As long as your selector is actually working, I see nothing wrong with your code that checks the length of the array. That should do what you want. There are a lot of ways to clean up your code to be simpler and more readable. Here's a cleaned up version with notes about what I cleaned up.
var album_text = [];
$("input[name='album_text[]']").each(function() {
var value = $(this).val();
if (value) {
album_text.push(value);
}
});
if (album_text.length === 0) {
$('#error_message').html("Error");
}
else {
//send data
}
Some notes on what you were doing and what I changed.
$(this) is always a valid jQuery object so there's no reason to ever check if ($(this)). It may not have any DOM objects inside it, but you can check that with $(this).length if you need to, but that is not necessary here because the .each() loop wouldn't run if there were no items so $(this) inside your .each() loop will always be something.

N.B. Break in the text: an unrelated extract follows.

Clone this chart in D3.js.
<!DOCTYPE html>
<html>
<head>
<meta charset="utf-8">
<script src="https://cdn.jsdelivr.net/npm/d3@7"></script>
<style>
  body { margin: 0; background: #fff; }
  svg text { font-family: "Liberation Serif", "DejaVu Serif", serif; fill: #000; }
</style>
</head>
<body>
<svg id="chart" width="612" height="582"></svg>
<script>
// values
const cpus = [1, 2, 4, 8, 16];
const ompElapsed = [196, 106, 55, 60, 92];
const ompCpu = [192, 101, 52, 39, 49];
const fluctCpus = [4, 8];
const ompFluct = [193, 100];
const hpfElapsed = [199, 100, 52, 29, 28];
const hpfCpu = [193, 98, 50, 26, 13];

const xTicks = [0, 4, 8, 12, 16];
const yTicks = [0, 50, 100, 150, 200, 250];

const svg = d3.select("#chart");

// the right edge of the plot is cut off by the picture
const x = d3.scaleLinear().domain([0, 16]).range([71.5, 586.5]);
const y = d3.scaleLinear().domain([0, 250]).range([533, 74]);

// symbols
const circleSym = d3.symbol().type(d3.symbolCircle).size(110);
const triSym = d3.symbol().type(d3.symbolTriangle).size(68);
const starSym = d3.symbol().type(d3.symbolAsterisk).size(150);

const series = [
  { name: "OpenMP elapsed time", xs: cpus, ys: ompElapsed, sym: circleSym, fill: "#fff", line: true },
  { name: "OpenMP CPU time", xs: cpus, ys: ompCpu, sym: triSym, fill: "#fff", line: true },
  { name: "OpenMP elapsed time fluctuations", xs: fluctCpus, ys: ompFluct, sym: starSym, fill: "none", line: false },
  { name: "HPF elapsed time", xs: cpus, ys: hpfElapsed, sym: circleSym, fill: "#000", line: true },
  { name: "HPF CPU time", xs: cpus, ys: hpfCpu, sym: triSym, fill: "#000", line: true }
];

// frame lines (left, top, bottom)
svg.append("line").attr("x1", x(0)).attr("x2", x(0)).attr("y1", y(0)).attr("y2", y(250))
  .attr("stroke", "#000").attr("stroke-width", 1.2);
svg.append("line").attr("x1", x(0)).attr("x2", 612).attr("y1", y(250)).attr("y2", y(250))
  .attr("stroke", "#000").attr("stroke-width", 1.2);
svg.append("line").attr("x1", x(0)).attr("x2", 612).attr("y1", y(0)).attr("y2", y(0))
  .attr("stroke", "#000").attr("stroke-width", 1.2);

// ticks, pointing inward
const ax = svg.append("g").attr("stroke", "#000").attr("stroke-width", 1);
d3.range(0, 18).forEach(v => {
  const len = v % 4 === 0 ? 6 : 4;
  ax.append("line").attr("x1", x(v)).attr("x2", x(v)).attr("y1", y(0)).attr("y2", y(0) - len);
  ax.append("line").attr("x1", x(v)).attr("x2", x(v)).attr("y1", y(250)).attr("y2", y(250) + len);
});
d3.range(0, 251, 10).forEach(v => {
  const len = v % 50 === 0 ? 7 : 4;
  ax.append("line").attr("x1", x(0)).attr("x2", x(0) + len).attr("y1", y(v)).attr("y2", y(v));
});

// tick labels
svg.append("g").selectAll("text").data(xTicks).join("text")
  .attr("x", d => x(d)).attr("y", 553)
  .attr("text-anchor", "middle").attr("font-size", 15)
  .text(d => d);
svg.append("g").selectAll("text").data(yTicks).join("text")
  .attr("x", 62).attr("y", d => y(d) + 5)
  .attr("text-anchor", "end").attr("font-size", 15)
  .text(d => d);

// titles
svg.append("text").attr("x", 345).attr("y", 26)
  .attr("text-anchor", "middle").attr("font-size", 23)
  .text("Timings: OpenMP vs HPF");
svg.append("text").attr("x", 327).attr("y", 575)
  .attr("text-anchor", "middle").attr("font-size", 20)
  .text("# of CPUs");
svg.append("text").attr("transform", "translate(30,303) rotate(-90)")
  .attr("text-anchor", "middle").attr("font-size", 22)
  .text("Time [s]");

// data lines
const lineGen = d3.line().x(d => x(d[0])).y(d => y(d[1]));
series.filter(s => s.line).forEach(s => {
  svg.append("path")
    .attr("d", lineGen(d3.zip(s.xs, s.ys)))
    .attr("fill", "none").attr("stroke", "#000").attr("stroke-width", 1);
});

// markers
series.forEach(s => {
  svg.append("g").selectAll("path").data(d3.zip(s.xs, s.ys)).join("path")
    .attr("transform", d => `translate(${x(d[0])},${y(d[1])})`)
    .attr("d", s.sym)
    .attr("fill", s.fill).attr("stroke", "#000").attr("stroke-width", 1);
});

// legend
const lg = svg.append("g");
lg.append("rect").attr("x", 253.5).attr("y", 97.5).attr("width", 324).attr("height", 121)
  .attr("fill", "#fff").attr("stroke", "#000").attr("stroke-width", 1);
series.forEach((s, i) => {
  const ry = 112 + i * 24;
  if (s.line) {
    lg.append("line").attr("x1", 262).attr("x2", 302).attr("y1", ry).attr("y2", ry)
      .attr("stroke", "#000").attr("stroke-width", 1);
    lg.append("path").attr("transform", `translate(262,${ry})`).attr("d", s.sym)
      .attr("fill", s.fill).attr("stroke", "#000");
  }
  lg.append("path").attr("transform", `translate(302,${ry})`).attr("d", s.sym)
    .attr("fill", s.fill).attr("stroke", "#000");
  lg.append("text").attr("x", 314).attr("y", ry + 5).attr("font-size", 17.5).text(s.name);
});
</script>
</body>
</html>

- It's inefficient to use $(this) multiple times in the same function. Much better to get it once into a local variable and then use it from that local variable.

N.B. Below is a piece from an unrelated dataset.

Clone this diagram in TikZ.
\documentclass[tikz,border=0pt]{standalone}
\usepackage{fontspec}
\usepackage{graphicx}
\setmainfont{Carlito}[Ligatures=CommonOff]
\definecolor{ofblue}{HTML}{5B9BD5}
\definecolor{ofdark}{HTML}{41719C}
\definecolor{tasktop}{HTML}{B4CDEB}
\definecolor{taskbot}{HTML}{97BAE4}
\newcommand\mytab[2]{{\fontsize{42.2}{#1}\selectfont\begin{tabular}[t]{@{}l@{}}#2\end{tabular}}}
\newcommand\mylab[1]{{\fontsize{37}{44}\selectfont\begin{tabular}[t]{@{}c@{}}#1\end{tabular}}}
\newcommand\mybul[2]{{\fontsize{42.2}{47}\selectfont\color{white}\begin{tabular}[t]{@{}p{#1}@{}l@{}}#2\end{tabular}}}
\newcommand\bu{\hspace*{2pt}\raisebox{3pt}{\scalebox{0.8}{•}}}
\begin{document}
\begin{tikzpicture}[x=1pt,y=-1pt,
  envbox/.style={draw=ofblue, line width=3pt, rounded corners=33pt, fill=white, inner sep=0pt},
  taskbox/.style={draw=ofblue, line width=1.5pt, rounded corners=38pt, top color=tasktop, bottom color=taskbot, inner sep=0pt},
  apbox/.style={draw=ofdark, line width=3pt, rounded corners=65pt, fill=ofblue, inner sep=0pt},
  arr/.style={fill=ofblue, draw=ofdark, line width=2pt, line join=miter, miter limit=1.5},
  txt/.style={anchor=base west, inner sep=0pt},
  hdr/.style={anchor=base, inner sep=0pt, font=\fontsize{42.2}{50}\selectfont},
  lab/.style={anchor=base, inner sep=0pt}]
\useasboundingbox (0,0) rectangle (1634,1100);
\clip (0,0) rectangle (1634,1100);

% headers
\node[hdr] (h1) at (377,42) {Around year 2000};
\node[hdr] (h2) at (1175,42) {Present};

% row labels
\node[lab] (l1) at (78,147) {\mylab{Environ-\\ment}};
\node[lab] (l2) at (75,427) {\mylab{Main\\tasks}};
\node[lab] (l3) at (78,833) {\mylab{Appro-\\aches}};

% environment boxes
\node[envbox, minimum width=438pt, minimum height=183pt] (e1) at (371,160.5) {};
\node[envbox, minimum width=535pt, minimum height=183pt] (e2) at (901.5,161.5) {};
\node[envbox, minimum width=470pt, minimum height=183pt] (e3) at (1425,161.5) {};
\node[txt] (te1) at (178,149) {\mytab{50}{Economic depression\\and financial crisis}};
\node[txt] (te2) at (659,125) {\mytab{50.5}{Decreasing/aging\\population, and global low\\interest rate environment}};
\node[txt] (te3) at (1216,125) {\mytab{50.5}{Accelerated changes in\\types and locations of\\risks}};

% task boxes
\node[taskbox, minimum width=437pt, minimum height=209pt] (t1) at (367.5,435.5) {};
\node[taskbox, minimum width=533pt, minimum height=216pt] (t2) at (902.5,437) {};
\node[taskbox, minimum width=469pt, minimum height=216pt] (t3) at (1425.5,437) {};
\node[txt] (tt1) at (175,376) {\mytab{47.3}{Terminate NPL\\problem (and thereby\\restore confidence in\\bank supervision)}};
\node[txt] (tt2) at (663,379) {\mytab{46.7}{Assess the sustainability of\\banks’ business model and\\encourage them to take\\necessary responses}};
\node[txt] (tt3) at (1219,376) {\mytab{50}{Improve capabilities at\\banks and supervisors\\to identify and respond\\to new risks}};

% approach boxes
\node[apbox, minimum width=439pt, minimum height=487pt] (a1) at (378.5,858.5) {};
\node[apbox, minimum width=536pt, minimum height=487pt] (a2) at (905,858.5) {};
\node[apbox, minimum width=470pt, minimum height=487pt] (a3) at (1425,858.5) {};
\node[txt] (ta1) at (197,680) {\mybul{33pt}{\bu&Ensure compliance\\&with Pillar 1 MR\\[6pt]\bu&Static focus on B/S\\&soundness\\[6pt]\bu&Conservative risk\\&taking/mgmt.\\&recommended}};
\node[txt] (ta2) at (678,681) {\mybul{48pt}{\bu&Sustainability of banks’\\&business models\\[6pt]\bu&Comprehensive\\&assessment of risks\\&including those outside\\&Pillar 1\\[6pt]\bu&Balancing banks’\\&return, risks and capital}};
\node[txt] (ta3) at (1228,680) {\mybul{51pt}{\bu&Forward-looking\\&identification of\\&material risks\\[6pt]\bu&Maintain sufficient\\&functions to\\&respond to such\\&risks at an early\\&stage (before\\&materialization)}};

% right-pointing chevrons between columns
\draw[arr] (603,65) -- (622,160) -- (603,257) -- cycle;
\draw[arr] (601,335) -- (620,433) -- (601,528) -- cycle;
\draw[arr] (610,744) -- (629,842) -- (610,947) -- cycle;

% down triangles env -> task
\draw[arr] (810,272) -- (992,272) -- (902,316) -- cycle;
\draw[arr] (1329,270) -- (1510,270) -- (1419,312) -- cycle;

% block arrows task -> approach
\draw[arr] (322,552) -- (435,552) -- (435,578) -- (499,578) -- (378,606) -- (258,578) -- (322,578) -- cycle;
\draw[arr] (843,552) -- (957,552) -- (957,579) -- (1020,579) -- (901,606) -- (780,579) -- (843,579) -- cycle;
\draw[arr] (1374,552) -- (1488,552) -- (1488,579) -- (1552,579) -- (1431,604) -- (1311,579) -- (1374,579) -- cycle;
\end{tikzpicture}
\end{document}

- It's recommended to initialize arrays with
[] rather than new Array().
if (value) when value is expected to be a string will both protect from value == null, value == undefined and value == "" so you don't have to do if (value && (value != "")). You can just do: if (value) to check for all three empty conditions.
if (album_text.length === 0) will tell you if the array is empty as long as it is a valid, initialized array (which it is here).
What are you trying to do with this selector $("input[name='album_text[]']")?